_Given problem_
Your task is to print all of the data word for word.

_Information shown_
((
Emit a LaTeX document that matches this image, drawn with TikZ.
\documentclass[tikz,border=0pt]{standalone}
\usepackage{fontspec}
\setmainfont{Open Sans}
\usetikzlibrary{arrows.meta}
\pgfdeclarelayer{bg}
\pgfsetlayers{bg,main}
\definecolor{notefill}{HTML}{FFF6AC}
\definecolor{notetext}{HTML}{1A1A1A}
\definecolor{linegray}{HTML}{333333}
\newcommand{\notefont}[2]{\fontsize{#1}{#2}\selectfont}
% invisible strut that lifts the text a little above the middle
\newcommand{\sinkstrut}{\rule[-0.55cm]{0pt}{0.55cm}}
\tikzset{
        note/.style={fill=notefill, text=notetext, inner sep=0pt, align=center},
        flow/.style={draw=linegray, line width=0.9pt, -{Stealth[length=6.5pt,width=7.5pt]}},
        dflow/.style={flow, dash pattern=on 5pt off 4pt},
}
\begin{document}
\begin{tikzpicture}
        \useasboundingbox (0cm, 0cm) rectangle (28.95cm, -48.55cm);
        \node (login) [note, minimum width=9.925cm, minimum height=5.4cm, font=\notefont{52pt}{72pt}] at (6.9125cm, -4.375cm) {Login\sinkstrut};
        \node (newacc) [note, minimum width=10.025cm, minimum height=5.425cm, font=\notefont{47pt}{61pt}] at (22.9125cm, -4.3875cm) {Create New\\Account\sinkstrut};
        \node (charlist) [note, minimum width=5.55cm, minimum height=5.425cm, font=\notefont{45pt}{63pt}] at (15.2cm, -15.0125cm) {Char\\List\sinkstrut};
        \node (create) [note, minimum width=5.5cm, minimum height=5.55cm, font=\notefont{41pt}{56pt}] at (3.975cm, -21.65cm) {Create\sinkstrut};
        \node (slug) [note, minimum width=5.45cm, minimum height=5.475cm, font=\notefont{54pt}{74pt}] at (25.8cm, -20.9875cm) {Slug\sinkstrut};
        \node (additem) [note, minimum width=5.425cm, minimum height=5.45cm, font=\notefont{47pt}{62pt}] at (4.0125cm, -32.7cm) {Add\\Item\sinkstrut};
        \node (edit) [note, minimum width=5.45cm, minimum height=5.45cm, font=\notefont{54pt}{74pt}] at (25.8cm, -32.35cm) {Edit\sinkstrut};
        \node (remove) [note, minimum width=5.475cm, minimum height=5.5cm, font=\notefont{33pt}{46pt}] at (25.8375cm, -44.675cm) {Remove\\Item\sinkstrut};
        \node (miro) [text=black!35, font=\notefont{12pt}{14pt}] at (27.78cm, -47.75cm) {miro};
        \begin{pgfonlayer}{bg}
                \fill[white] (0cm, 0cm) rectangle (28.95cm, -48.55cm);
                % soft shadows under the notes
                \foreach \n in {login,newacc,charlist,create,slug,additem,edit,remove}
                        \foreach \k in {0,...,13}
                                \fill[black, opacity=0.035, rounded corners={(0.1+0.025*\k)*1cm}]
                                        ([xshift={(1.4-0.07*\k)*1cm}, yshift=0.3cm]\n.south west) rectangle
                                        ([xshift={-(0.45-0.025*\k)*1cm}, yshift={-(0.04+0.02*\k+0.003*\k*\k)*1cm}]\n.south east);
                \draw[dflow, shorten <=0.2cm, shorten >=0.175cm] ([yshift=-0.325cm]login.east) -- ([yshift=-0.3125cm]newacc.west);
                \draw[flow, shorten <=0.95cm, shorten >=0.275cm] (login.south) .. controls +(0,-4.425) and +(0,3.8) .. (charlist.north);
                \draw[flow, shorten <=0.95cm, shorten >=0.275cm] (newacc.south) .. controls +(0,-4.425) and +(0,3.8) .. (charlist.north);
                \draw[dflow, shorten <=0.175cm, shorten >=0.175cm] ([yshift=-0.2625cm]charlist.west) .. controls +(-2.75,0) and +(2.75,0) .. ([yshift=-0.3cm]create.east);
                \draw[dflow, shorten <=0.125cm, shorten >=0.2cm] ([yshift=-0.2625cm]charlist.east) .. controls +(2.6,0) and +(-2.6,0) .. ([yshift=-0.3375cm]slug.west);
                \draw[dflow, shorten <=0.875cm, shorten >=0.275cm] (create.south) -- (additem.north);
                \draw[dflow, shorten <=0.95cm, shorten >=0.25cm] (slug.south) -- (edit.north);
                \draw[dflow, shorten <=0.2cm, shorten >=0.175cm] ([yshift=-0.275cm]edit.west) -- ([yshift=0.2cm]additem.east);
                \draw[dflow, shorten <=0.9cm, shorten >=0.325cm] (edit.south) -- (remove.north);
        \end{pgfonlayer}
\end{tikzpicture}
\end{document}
))
_Result of this exercise_
Emit a LaTeX document that matches this image, drawn with TikZ.
\documentclass[tikz,border=0pt]{standalone}
\usepackage{fontspec}
\setmainfont{Open Sans}
\usetikzlibrary{arrows.meta}
\pgfdeclarelayer{bg}
\pgfsetlayers{bg,main}
\definecolor{notefill}{HTML}{FFF6AC}
\definecolor{notetext}{HTML}{1A1A1A}
\definecolor{linegray}{HTML}{333333}
\newcommand{\notefont}[2]{\fontsize{#1}{#2}\selectfont}
% invisible strut that lifts the text a little above the middle
\newcommand{\sinkstrut}{\rule[-0.55cm]{0pt}{0.55cm}}
\tikzset{
        note/.style={fill=notefill, text=notetext, inner sep=0pt, align=center},
        flow/.style={draw=linegray, line width=0.9pt, -{Stealth[length=6.5pt,width=7.5pt]}},
        dflow/.style={flow, dash pattern=on 5pt off 4pt},
}
\begin{document}
\begin{tikzpicture}
        \useasboundingbox (0cm, 0cm) rectangle (28.95cm, -48.55cm);
        \node (login) [note, minimum width=9.925cm, minimum height=5.4cm, font=\notefont{52pt}{72pt}] at (6.9125cm, -4.375cm) {Login\sinkstrut};
        \node (newacc) [note, minimum width=10.025cm, minimum height=5.425cm, font=\notefont{47pt}{61pt}] at (22.9125cm, -4.3875cm) {Create New\\Account\sinkstrut};
        \node (charlist) [note, minimum width=5.55cm, minimum height=5.425cm, font=\notefont{45pt}{63pt}] at (15.2cm, -15.0125cm) {Char\\List\sinkstrut};
        \node (create) [note, minimum width=5.5cm, minimum height=5.55cm, font=\notefont{41pt}{56pt}] at (3.975cm, -21.65cm) {Create\sinkstrut};
        \node (slug) [note, minimum width=5.45cm, minimum height=5.475cm, font=\notefont{54pt}{74pt}] at (25.8cm, -20.9875cm) {Slug\sinkstrut};
        \node (additem) [note, minimum width=5.425cm, minimum height=5.45cm, font=\notefont{47pt}{62pt}] at (4.0125cm, -32.7cm) {Add\\Item\sinkstrut};
        \node (edit) [note, minimum width=5.45cm, minimum height=5.45cm, font=\notefont{54pt}{74pt}] at (25.8cm, -32.35cm) {Edit\sinkstrut};
        \node (remove) [note, minimum width=5.475cm, minimum height=5.5cm, font=\notefont{33pt}{46pt}] at (25.8375cm, -44.675cm) {Remove\\Item\sinkstrut};
        \node (miro) [text=black!35, font=\notefont{12pt}{14pt}] at (27.78cm, -47.75cm) {miro};
        \begin{pgfonlayer}{bg}
                \fill[white] (0cm, 0cm) rectangle (28.95cm, -48.55cm);
                % soft shadows under the notes
                \foreach \n in {login,newacc,charlist,create,slug,additem,edit,remove}
                        \foreach \k in {0,...,13}
                                \fill[black, opacity=0.035, rounded corners={(0.1+0.025*\k)*1cm}]
                                        ([xshift={(1.4-0.07*\k)*1cm}, yshift=0.3cm]\n.south west) rectangle
                                        ([xshift={-(0.45-0.025*\k)*1cm}, yshift={-(0.04+0.02*\k+0.003*\k*\k)*1cm}]\n.south east);
                \draw[dflow, shorten <=0.2cm, shorten >=0.175cm] ([yshift=-0.325cm]login.east) -- ([yshift=-0.3125cm]newacc.west);
                \draw[flow, shorten <=0.95cm, shorten >=0.275cm] (login.south) .. controls +(0,-4.425) and +(0,3.8) .. (charlist.north);
                \draw[flow, shorten <=0.95cm, shorten >=0.275cm] (newacc.south) .. controls +(0,-4.425) and +(0,3.8) .. (charlist.north);
                \draw[dflow, shorten <=0.175cm, shorten >=0.175cm] ([yshift=-0.2625cm]charlist.west) .. controls +(-2.75,0) and +(2.75,0) .. ([yshift=-0.3cm]create.east);
                \draw[dflow, shorten <=0.125cm, shorten >=0.2cm] ([yshift=-0.2625cm]charlist.east) .. controls +(2.6,0) and +(-2.6,0) .. ([yshift=-0.3375cm]slug.west);
                \draw[dflow, shorten <=0.875cm, shorten >=0.275cm] (create.south) -- (additem.north);
                \draw[dflow, shorten <=0.95cm, shorten >=0.25cm] (slug.south) -- (edit.north);
                \draw[dflow, shorten <=0.2cm, shorten >=0.175cm] ([yshift=-0.275cm]edit.west) -- ([yshift=0.2cm]additem.east);
                \draw[dflow, shorten <=0.9cm, shorten >=0.325cm] (edit.south) -- (remove.north);
        \end{pgfonlayer}
\end{tikzpicture}
\end{document}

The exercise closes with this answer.